Shafali Verma scored 20 (13). Jemimah Rodrigues, 16 (12).
But Harmanpreet Kaur knew that all this rapid run-scoring was unnecessary.
Earlier in the day, England had pointlessly thrashed their way to a ten wicket, ten over win over Scotland. It was the kind of victory that one might have assumed would help with net run rate. But the boffins got out their calculators, mucked about with some 38008 upside-down giggling and then determined that, despite England’s efforts, their final match against the West Indies would be effectively a quarter-final, the winner going through to the finals, the loser missing out and net run rate be damned! (Why they got so angrily adamant about the last bit remains unclear.
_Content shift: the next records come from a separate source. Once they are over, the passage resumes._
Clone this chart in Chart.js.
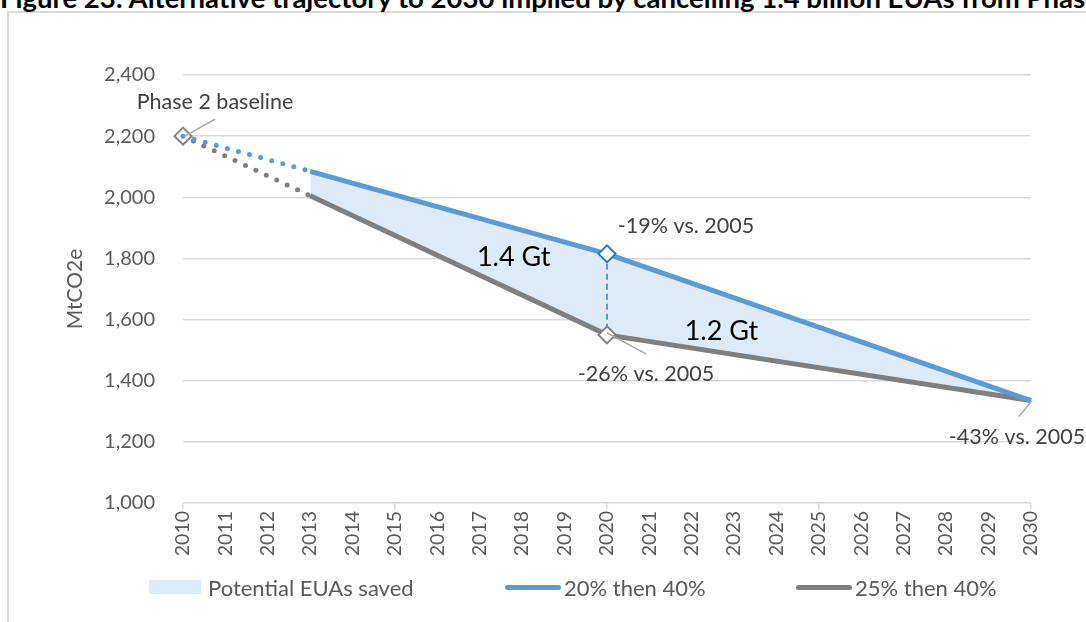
<!DOCTYPE html>
<html><head><meta charset="utf-8">
<script src="https://cdn.jsdelivr.net/npm/chart.js@4.4.1/dist/chart.umd.min.js"></script>
<style>
html,body{margin:0;padding:0;background:#fff;overflow:hidden;}
body{width:1086px;height:622px;position:relative;font-family:Lato,sans-serif;}
#frame{position:absolute;left:7px;top:11px;width:1200px;height:800px;border:2px solid #D9D9D9;box-sizing:border-box;}
#title{position:absolute;left:0;white-space:nowrap;font-weight:bold;color:#000;line-height:1;font-family:Lato,sans-serif;}
#wrap{position:absolute;left:0;top:0;width:1086px;height:622px;}
.lg{position:absolute;top:576px;height:22px;display:flex;align-items:center;font-size:22px;color:#595959;white-space:nowrap;}
.box{width:52px;height:14px;background:#DDEBF7;margin-right:7px;}
.ln{width:56px;height:5px;border-radius:3px;margin-right:3px;}
</style></head>
<body>
<div id="frame"></div>
<div id="title"></div>
<div id="wrap"><canvas id="c" width="1086" height="622"></canvas></div>
<div class="lg" style="left:149px"><span class="box"></span><span id="lg0"></span></div>
<div class="lg" style="left:505px"><span class="ln" style="background:#5B9BD5"></span><span id="lg1"></span></div>
<div class="lg" style="left:796px"><span class="ln" style="background:#7F7F7F"></span><span id="lg2"></span></div>
<script>
// ---- data ----
const titleText = 'Figure 23: Alternative trajectory to 2030 implied by cancelling 1.4 billion EUAs from Phase 3';
const years = [2010, 2013, 2020, 2030];
const path20then40 = [2200, 2085, 1815, 1335];
const path25then40 = [2200, 2005, 1550, 1335];
const tickYears = [2010,2011,2012,2013,2014,2015,2016,2017,2018,2019,2020,2021,2022,2023,2024,2025,2026,2027,2028,2029,2030];
const yTicks = [1000, 1200, 1400, 1600, 1800, 2000, 2200, 2400];
const seriesNames = ['Potential EUAs saved', '20% then 40%', '25% then 40%'];
const callouts = ['Phase 2 baseline', '-19% vs. 2005', '-26% vs. 2005', '-43% vs. 2005'];
const savedLabels = ['1.4 Gt', '1.2 Gt'];
const yTitle = 'MtCO2e';

// ---- title ----
const tEl = document.getElementById('title');
tEl.textContent = titleText;
const mc = document.createElement('canvas').getContext('2d');
mc.font = 'bold 100px Lato';
const tw = mc.measureText(titleText.slice(0, titleText.indexOf('Phase') + 4)).width;
const tSize = 100 * 1088 / tw;
tEl.style.fontSize = tSize + 'px';
tEl.style.top = (8 - 0.887 * tSize) + 'px';

seriesNames.forEach((n, i) => document.getElementById('lg' + i).textContent = n);

const BLUE = '#5B9BD5', GRAY = '#7F7F7F';
const pts = ys => years.map((x, i) => ({x, y: ys[i]}));
const isLead = c => c.p1.parsed.x <= years[1];
const seg = {
  borderDash: c => isLead(c) ? [0, 11.5] : [],
  borderCapStyle: c => isLead(c) ? 'round' : 'butt'
};

const annot = {
  id: 'annot',
  afterDatasetsDraw(chart) {
    const {ctx, scales: {x, y}} = chart;
    const P = (xv, yv) => [x.getPixelForValue(xv), y.getPixelForValue(yv)];
    ctx.save();
    ctx.textAlign = 'center';
    ctx.textBaseline = 'middle';
    const line = (x1, y1, x2, y2) => {
      ctx.beginPath(); ctx.moveTo(x1, y1); ctx.lineTo(x2, y2);
      ctx.strokeStyle = '#A6A6A6'; ctx.lineWidth = 1.5; ctx.stroke();
    };
    const text = (s, px, py, size, color) => {
      ctx.font = size + 'px Lato'; ctx.fillStyle = color; ctx.fillText(s, px, py);
    };
    const b = P(years[0], path25then40[0]);
    line(b[0] + 2, b[1], b[0] + 32, b[1] - 17);
    text(callouts[0], b[0] + 32, b[1] - 34, 21.5, '#404040');
    const u = P(years[2], path20then40[2]);
    text(callouts[1], u[0] + 79, u[1] - 28, 21.5, '#404040');
    const l = P(years[2], path25then40[2]);
    line(l[0], l[1] - 2, l[0] + 39, l[1] + 19);
    text(callouts[2], l[0] + 39, l[1] + 39, 21.5, '#404040');
    const e = P(years[3], path25then40[3]);
    line(e[0] + 1, e[1], e[0] - 12, e[1] + 16);
    text(callouts[3], e[0] - 14, e[1] + 36, 21.5, '#404040');
    const g1 = P(2017.8, 1805), g2 = P(2022.7, 1563);
    text(savedLabels[0], g1[0], g1[1], 27, '#000');
    text(savedLabels[1], g2[0], g2[1], 27, '#000');
    ctx.restore();
  }
};

new Chart(document.getElementById('c'), {
  type: 'line',
  data: {
    datasets: [
      { label: seriesNames[0], data: pts(path20then40).slice(1), fill: 2,
        backgroundColor: '#DDEBF7', borderColor: 'transparent', borderWidth: 0,
        pointRadius: 0, order: 5, clip: false },
      { label: seriesNames[1], data: pts(path20then40), borderColor: BLUE, borderWidth: 5,
        segment: seg, tension: 0, fill: false, order: 1, clip: false,
        pointStyle: 'rectRot', pointRadius: c => c.raw && c.raw.x === years[2] ? 8.5 : 0,
        pointBackgroundColor: '#fff', pointBorderColor: '#2E75B6', pointBorderWidth: 2 },
      { label: seriesNames[2], data: pts(path25then40), borderColor: GRAY, borderWidth: 5,
        segment: seg, tension: 0, fill: false, order: 2, clip: false,
        pointStyle: 'rectRot', pointRadius: c => c.raw && (c.raw.x === years[2] || c.raw.x === years[0]) ? 8.5 : 0,
        pointBackgroundColor: '#fff', pointBorderColor: GRAY, pointBorderWidth: 2 },
      { label: 'drop', data: [{x: years[2], y: path20then40[2]}, {x: years[2], y: path25then40[2]}],
        borderColor: BLUE, borderWidth: 2, borderDash: [6, 4], pointRadius: 0, fill: false, order: 3, clip: false }
    ]
  },
  options: {
    responsive: false, animation: false,
    layout: { padding: { left: 55, right: 55, top: 75, bottom: 59 } },
    plugins: { legend: { display: false }, tooltip: { enabled: false } },
    scales: {
      x: {
        type: 'linear', min: years[0], max: years[3],
        afterBuildTicks: s => { s.ticks = tickYears.map(v => ({value: v})); },
        afterFit: s => { s.height = 60; },
        ticks: { autoSkip: false, minRotation: 90, maxRotation: 90, padding: 2,
          font: { family: 'Lato', size: 19.5 }, color: '#595959', callback: v => String(v) },
        grid: { drawOnChartArea: false, drawTicks: true, tickLength: 6, lineWidth: 1.5,
          color: c => (c.tick && c.tick.value % 5 === 0) ? '#D9D9D9' : 'rgba(0,0,0,0)' },
        border: { display: false }
      },
      y: {
        min: yTicks[0], max: yTicks[yTicks.length - 1],
        afterBuildTicks: s => { s.ticks = yTicks.map(v => ({value: v})); },
        afterFit: s => { s.width = 128; },
        ticks: { padding: 28, font: { family: 'Lato', size: 20 }, color: '#595959' },
        grid: { color: '#D9D9D9', lineWidth: 1.5, drawTicks: false },
        border: { display: false },
        title: { display: true, text: yTitle, font: { family: 'Lato', size: 21 }, color: '#595959', padding: { top: 8, bottom: 0 } }
      }
    }
  },
  plugins: [annot]
});
</script>
</body></html>
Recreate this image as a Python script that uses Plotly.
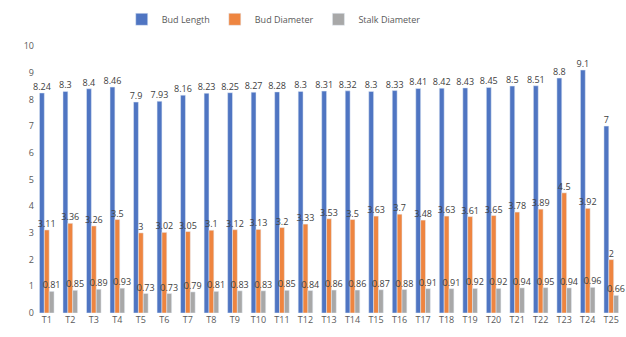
import plotly.graph_objects as go

categories = [f"T{i}" for i in range(1, 26)]
bud_length = [8.24, 8.3, 8.4, 8.46, 7.9, 7.93, 8.16, 8.23, 8.25, 8.27, 8.28, 8.3, 8.31,
              8.32, 8.3, 8.33, 8.41, 8.42, 8.43, 8.45, 8.5, 8.51, 8.8, 9.1, 7]
bud_diameter = [3.11, 3.36, 3.26, 3.5, 3, 3.02, 3.05, 3.1, 3.12, 3.13, 3.2, 3.33, 3.53,
                3.5, 3.63, 3.7, 3.48, 3.63, 3.61, 3.65, 3.78, 3.89, 4.5, 3.92, 2]
stalk_diameter = [0.81, 0.85, 0.89, 0.93, 0.73, 0.73, 0.79, 0.81, 0.83, 0.83, 0.85, 0.84,
                  0.86, 0.86, 0.87, 0.88, 0.91, 0.91, 0.92, 0.92, 0.94, 0.95, 0.94, 0.96, 0.66]

series = [("Bud Length", bud_length, "#4F75C2"),
          ("Bud Diameter", bud_diameter, "#EE8540"),
          ("Stalk Diameter", stalk_diameter, "#A8A8A8")]

fig = go.Figure()
for name, vals, col in series:
    fig.add_trace(go.Bar(
        x=categories, y=vals, name=name, marker_color=col,
        text=[f"{v:g}" for v in vals], textposition="outside",
        textfont=dict(size=9, color="#404040"), cliponaxis=False,
        constraintext="none",
    ))

fig.update_layout(
    width=626, height=337,
    margin=dict(l=35, r=3, t=46, b=24),
    paper_bgcolor="white", plot_bgcolor="white",
    barmode="group", bargap=0.38, bargroupgap=0.0,
    font=dict(family="Open Sans, sans-serif", size=10, color="#595959"),
    legend=dict(orientation="h", x=0.406, xanchor="center", y=1.10, yanchor="middle",
                font=dict(size=9, color="#595959"), itemwidth=30, tracegroupgap=0),
    showlegend=True,
)
fig.update_yaxes(range=[0, 10], dtick=1, showgrid=False, zeroline=False, showline=False,
                 tickfont=dict(size=9, color="#595959"))
fig.update_xaxes(showgrid=False, showline=False, ticks="",
                 tickfont=dict(size=9, color="#595959"))

fig.write_html("out.html")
Something to do with being told to stop with their 38008 nonsense, I guess.)
Harmanpreet therefore calmed everything down and meandered her way towards the target.
Did she get there? No. At some point, she looked up and realised she was 54* (47), but inexplicably at the non-striker’s end in the final over and her team were going to fall nine runs short.
Still, that’s not the point. The point is that she didn’t bat like a maniac. And that’s the important thing.
Also, there’s now a realistic world where both India and England miss the finals. That’d be kind of funny, no?